Well, no. I expect an American local paper to be less punctilious about the name of a country than that country's official legal documents.
You know what would solve this with a high degree of certainty is a small pool of comparison documents from the same period. It would give a very high-confidence probability indicator, and would not require a large sample pool to do so. WND claims it has such comparisons. Did they photograph/scan them? Where are they? Sans that, we need someone else to share a similar document from the same year. There are doubtless tens of thousands of such documents from 1964 floating around. All we need are a couple, copies even.
Mount Athos said:
“Were you impressed by the famous “Nevada Palladium Times” naming the “Republic of Kenya” in November 1963, even before kenya gained independence — a time when they were a british crown colony and the Queen of England was their head of state?

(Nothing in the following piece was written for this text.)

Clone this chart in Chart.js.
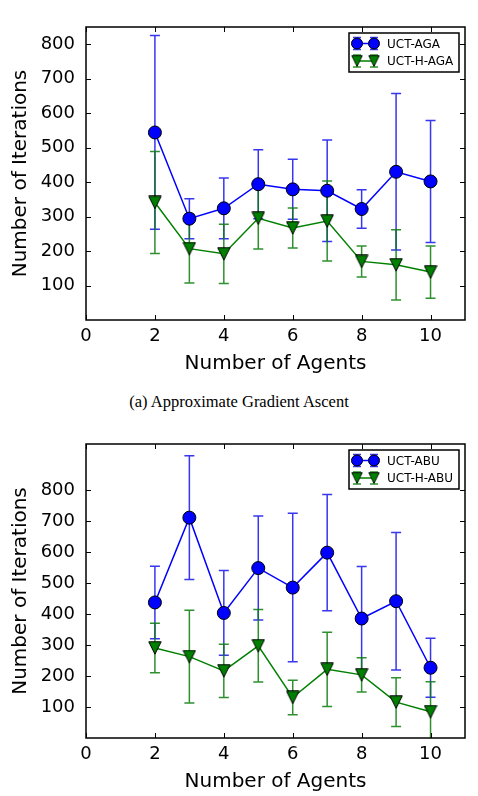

“The Kenyan government proclaimed itself to the world as a new Republic in December 1964, that it wasn’t one before. But that means nothing against a Nevada Palladium Times article. The fact that the major papers of the day didn’t refer to kenya this way before dec 1964 means nothing too eh.”
I say:
Now you sound like a Viral Messenger. You got documented proof that in 1963, people referred to Kenya as ‘Republic of Kenya’. And you can’t accept documented proof.
The official ‘proclamation’ of the Kenyan government is irrelevant if they were already saying they were ‘Republic of Kenya’ and signing their documents that way.
We say that America’s birthday is on 1776, not on the ratification of the Constitution of the ‘American Republic’.
Poor Mount Athos and his house of cards falling down!